▶ _TASK GOAL_
Pictures in the entries below are to be left out; otherwise, reproduce exactly the lines from the first through the line containing "import plotly.graph_objects as go".

___

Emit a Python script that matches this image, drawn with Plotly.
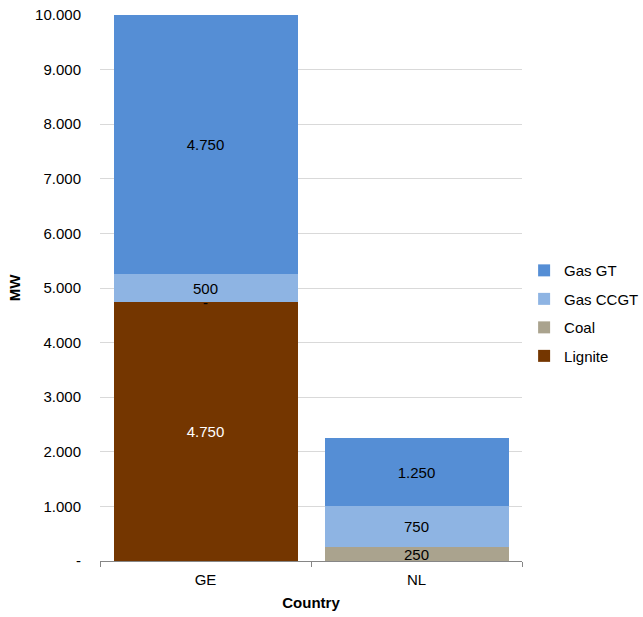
import plotly.graph_objects as go

countries = ["GE", "NL"]
series_names = ["Lignite", "Coal", "Gas CCGT", "Gas GT"]
lignite = [4750, 0]
coal = [0, 250]
gas_ccgt = [500, 750]
gas_gt = [4750, 1250]
series_values = [lignite, coal, gas_ccgt, gas_gt]
colors = ["#743600", "#aaa38e", "#8eb4e3", "#558ed5"]
text_colors = ["white", "black", "black", "black"]
y_tickvals = [0, 1000, 2000, 3000, 4000, 5000, 6000, 7000, 8000, 9000, 10000]
y_ticktext = ["-", "1.000", "2.000", "3.000", "4.000", "5.000", "6.000", "7.000", "8.000", "9.000", "10.000"]


def fmt(v):
    return "-" if v == 0 else f"{v:,}".replace(",", ".")


FONT = "Liberation Sans, Arial, sans-serif"
FS = 15
fig = go.Figure()
n = len(series_names)
for k, (name, vals, col, tc) in enumerate(zip(series_names, series_values, colors, text_colors)):
    fig.add_trace(go.Bar(
        x=countries, y=vals, name=name, marker=dict(color=col, line=dict(width=0)),
        text=[fmt(v) if v else "" for v in vals], textposition="inside",
        insidetextanchor="middle", textangle=0,
        textfont=dict(color=tc, size=FS, family=FONT),
        legendgroup=name, legendrank=n - k,
    ))

# zero-value labels ("-") drawn at the stack position
base = [0] * len(countries)
for vals in series_values:
    for i, v in enumerate(vals):
        if v == 0 and base[i] > 0:
            fig.add_annotation(x=countries[i], y=base[i], text="-", showarrow=False,
                               yshift=-1, font=dict(size=FS, color="black", family=FONT))
        base[i] += v

fig.update_layout(
    width=643, height=617,
    margin=dict(l=100, r=121, t=15, b=56, autoexpand=False),
    barmode="stack", bargap=0.128,
    plot_bgcolor="white", paper_bgcolor="white",
    font=dict(family=FONT, size=FS, color="black"),
    uniformtext=dict(minsize=FS, mode="show"),
    legend=dict(x=1.005, xanchor="left", y=0.454, yanchor="middle",
                traceorder="grouped", tracegroupgap=6,
                font=dict(size=FS), itemwidth=30),
    xaxis=dict(showline=True, linecolor="#868686", ticks="outside", tickson="boundaries",
               ticklen=5, tickcolor="#868686", automargin=False, ticklabelstandoff=5,
               title=dict(text="<b>Country</b>", font=dict(size=FS), standoff=10)),
    yaxis=dict(range=[0, 10000], tickvals=y_tickvals, ticktext=y_ticktext,
               showgrid=True, gridcolor="#d9d9d9", zeroline=False, showline=False,
               ticklabelstandoff=18, automargin=False,
               title=dict(text="<b>MW</b>", font=dict(size=FS), standoff=10)),
)
fig.write_html("out.html", config={"displayModeBar": False},
               post_script="document.body.style.margin='0';")
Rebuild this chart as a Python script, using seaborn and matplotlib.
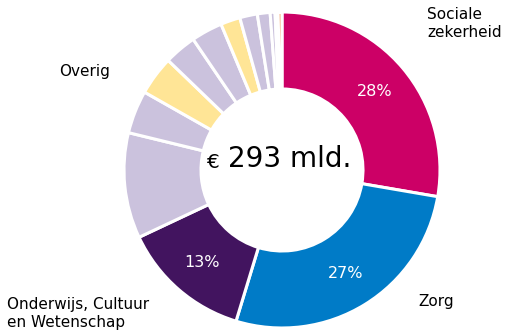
import matplotlib
matplotlib.use("Agg")
import matplotlib.pyplot as plt
import seaborn as sns

sns.set_style("white")
plt.rcParams["font.family"] = ["DejaVu Sans"]

# Budget shares (percent), clockwise from the top
categories = ["Sociale zekerheid", "Zorg", "Onderwijs, Cultuur en Wetenschap",
              "Overig 1", "Overig 2", "Overig 3", "Overig 4", "Overig 5",
              "Overig 6", "Overig 7", "Overig 8", "Overig 9", "Overig 10", "Overig 11"]
shares = [27.7, 27.0, 13.3, 10.8, 4.4, 4.0, 3.3, 3.2, 2.0, 1.8, 1.3, 0.5, 0.3, 0.4]

magenta, blue, purple = "#CC0066", "#007BC7", "#42145F"
lav, yel, ora = "#CBC2DD", "#FFE596", "#F2A26A"
colors = [magenta, blue, purple, lav, lav, yel, lav, lav, yel, lav, lav, lav, lav, ora]

total_label = "293 mld."

fig = plt.figure(figsize=(5.08, 3.36), dpi=100)
R_px, cx, cy = 158, 282, 170
W, H = 508, 336
ax = fig.add_axes([(cx - R_px) / W, (H - cy - R_px) / H, 2 * R_px / W, 2 * R_px / H])

wedges, texts, autotexts = ax.pie(
    shares, colors=colors, startangle=90, counterclock=False,
    wedgeprops=dict(width=1 - 81 / 158, edgecolor="white", linewidth=2.2),
    autopct=lambda p: f"{p:.0f}%" if p > 12 else "",
    pctdistance=0.77,
    textprops=dict(color="white", fontsize=11.5),
)
ax.set_xlim(-1, 1)
ax.set_ylim(-1, 1)
ax.set_aspect("auto")
ax.axis("off")


def ftext(x, y, s, size=11, **kw):
    fig.text(x / W, 1 - y / H, s, fontsize=size, color="black", **kw)


# centre total
ftext(206, 162, "€", size=14.5, va="center", ha="left")
ftext(228, 159, total_label, size=20, va="center", ha="left")

# outer category labels
ftext(427, 7, "Sociale\nzekerheid", va="top", linespacing=1.25)
ftext(418, 294, "Zorg", va="top")
ftext(7, 297, "Onderwijs, Cultuur\nen Wetenschap", va="top", linespacing=1.25)
ftext(59, 64, "Overig", va="top")

fig.savefig("out.png", dpi=100)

___

▶ _TASK OUTPUT_
Emit a Python script that matches this image, drawn with Plotly.
import plotly.graph_objects as go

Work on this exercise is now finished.